PROBLEM ::
Everything from the first line of the data below through the line that contains "const yMin = 1, yMax = 9.28, yStep = 1;" should be written out exactly, please, and nothing more; the pictures stay out.

* Start RECORDED DATA *

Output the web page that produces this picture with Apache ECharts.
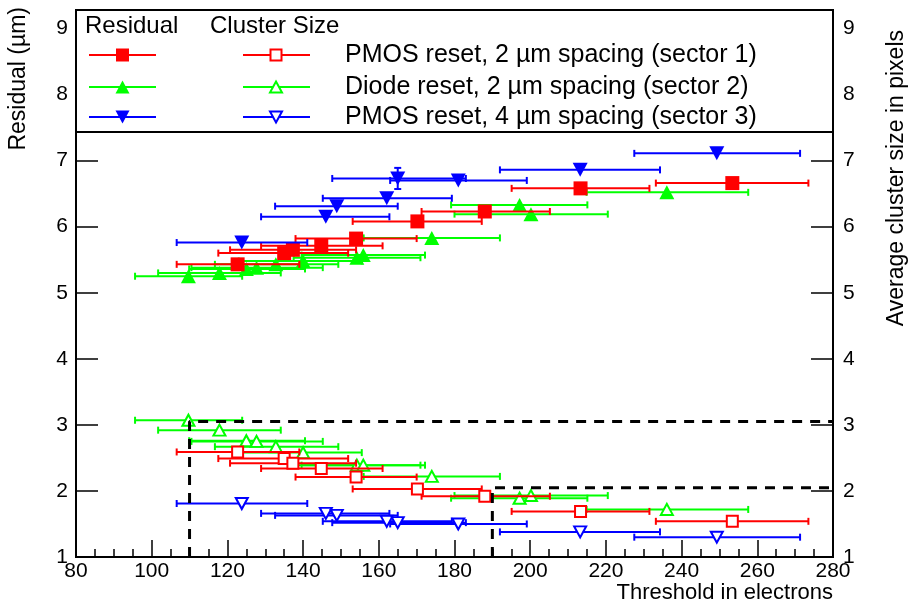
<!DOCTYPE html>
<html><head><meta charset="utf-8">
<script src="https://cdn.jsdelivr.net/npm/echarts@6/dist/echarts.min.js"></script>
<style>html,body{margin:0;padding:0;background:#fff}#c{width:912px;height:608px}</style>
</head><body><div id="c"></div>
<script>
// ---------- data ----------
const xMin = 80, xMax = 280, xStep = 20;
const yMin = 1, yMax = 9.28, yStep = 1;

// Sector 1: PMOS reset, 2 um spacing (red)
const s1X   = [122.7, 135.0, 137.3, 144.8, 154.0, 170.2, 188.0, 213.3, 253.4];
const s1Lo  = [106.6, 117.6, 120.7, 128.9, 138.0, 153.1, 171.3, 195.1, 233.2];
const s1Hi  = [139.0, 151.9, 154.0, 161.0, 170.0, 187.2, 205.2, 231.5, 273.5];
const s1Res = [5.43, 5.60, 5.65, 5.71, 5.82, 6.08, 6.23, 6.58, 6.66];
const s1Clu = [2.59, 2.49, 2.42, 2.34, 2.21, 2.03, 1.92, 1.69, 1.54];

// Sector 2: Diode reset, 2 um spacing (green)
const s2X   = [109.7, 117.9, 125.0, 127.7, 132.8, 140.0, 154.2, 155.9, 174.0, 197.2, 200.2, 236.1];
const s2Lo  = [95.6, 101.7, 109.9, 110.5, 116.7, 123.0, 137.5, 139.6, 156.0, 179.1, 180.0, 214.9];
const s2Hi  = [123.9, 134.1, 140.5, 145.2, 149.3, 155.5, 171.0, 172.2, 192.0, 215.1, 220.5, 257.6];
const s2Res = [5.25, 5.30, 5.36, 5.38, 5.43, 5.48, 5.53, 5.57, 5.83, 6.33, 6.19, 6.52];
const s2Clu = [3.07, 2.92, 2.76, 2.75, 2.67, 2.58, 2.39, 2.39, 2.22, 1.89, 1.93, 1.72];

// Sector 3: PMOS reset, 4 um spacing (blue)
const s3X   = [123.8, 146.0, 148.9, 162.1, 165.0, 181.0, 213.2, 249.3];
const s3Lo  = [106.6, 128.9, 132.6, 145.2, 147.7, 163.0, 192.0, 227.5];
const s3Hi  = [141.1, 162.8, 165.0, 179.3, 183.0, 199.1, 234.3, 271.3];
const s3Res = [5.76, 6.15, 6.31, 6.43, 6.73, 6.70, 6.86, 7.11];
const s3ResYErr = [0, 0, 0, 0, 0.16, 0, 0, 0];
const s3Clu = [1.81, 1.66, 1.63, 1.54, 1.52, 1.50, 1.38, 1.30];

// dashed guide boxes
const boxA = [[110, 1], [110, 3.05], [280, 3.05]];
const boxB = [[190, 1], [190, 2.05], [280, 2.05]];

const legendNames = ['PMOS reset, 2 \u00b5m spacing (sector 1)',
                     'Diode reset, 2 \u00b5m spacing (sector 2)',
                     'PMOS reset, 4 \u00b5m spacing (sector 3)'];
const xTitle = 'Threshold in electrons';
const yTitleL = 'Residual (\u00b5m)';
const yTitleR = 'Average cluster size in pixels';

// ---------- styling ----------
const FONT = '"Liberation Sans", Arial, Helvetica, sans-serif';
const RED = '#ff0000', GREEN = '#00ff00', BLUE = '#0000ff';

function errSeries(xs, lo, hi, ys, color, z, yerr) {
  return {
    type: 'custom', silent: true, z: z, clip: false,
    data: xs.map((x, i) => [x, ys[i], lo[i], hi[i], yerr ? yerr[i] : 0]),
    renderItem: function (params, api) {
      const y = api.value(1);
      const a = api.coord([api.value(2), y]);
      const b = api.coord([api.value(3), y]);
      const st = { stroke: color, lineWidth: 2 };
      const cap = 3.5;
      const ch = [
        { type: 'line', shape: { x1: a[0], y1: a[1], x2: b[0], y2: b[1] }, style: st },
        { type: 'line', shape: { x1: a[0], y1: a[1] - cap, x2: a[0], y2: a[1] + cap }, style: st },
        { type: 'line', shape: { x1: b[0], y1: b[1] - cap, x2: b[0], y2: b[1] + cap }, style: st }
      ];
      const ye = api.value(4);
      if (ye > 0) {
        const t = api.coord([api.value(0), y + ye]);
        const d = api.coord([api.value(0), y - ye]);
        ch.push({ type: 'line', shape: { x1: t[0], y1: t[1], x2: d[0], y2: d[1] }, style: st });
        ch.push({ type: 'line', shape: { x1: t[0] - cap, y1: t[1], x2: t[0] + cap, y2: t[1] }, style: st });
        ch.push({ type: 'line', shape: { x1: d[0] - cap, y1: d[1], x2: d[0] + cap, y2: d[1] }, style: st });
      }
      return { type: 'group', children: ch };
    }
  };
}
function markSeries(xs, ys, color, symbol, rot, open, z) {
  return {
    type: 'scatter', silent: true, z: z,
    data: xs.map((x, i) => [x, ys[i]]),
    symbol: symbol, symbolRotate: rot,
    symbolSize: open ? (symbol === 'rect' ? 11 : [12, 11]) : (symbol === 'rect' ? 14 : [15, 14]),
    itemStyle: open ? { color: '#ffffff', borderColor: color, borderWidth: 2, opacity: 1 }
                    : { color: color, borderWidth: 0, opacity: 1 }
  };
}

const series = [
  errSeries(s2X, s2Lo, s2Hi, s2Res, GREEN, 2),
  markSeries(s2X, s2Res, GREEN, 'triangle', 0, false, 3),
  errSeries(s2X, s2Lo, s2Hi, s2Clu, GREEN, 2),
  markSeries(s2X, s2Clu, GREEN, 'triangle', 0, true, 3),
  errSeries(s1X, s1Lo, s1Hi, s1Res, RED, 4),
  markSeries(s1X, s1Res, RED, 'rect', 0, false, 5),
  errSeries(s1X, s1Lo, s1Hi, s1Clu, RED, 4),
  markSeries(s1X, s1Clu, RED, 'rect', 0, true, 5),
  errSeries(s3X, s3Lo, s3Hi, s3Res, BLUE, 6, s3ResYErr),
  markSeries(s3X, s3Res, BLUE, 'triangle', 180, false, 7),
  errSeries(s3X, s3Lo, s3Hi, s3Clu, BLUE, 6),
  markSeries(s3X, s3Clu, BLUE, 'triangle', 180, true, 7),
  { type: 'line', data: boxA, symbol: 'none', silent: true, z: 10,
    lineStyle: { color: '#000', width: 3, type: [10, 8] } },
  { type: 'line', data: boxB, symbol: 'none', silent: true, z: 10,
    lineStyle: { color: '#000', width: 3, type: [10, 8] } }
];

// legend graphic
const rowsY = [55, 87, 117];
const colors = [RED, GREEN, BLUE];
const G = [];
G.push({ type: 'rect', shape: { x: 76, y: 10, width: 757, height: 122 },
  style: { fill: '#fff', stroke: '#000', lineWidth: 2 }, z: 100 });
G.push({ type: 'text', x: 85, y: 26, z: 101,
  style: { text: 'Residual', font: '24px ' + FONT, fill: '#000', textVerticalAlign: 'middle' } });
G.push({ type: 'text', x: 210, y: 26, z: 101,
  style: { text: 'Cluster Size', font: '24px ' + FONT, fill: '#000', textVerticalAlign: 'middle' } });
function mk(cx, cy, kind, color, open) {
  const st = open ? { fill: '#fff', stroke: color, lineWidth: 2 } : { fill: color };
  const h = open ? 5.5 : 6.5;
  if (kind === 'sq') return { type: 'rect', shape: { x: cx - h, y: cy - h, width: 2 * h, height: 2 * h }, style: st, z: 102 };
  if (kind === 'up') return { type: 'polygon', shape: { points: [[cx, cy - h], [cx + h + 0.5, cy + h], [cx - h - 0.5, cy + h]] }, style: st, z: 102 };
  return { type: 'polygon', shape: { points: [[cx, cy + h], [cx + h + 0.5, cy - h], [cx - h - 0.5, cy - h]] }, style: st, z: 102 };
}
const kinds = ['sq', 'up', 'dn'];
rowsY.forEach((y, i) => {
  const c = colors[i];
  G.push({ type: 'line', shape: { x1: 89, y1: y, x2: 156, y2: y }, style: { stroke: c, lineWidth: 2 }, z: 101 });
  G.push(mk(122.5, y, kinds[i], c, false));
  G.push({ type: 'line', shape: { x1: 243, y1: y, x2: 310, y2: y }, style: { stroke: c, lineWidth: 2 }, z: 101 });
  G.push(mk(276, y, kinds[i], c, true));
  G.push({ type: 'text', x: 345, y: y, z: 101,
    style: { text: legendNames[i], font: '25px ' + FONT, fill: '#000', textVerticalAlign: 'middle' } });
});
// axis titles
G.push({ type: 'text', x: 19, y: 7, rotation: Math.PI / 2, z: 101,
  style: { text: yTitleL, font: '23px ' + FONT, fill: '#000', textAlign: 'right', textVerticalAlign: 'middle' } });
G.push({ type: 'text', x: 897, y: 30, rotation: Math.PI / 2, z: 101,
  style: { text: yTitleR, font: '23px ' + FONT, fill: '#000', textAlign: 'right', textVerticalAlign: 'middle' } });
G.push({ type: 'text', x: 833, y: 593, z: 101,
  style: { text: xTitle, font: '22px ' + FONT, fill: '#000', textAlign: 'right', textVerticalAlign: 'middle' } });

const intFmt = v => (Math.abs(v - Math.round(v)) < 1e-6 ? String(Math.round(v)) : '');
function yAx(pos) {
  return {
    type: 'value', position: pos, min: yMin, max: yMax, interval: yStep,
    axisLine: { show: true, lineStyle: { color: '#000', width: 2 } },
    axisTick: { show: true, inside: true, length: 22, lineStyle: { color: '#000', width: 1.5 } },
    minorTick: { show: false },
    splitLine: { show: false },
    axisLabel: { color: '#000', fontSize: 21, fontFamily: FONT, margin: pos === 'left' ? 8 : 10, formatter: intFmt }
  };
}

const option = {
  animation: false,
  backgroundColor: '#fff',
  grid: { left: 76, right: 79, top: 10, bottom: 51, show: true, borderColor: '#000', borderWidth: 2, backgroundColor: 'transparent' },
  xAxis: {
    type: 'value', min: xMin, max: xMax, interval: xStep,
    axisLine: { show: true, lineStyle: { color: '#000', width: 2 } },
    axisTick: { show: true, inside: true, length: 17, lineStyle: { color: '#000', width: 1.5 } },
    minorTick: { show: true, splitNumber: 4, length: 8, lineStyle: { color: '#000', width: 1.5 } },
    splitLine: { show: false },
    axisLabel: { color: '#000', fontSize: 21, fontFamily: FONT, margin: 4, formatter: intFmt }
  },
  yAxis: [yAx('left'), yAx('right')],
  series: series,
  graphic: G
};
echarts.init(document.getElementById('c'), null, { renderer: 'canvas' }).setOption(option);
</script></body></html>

* End RECORDED DATA *

RESPONSE ::
Output the web page that produces this picture with Apache ECharts.
<!DOCTYPE html>
<html><head><meta charset="utf-8">
<script src="https://cdn.jsdelivr.net/npm/echarts@6/dist/echarts.min.js"></script>
<style>html,body{margin:0;padding:0;background:#fff}#c{width:912px;height:608px}</style>
</head><body><div id="c"></div>
<script>
// ---------- data ----------
const xMin = 80, xMax = 280, xStep = 20;
const yMin = 1, yMax = 9.28, yStep = 1;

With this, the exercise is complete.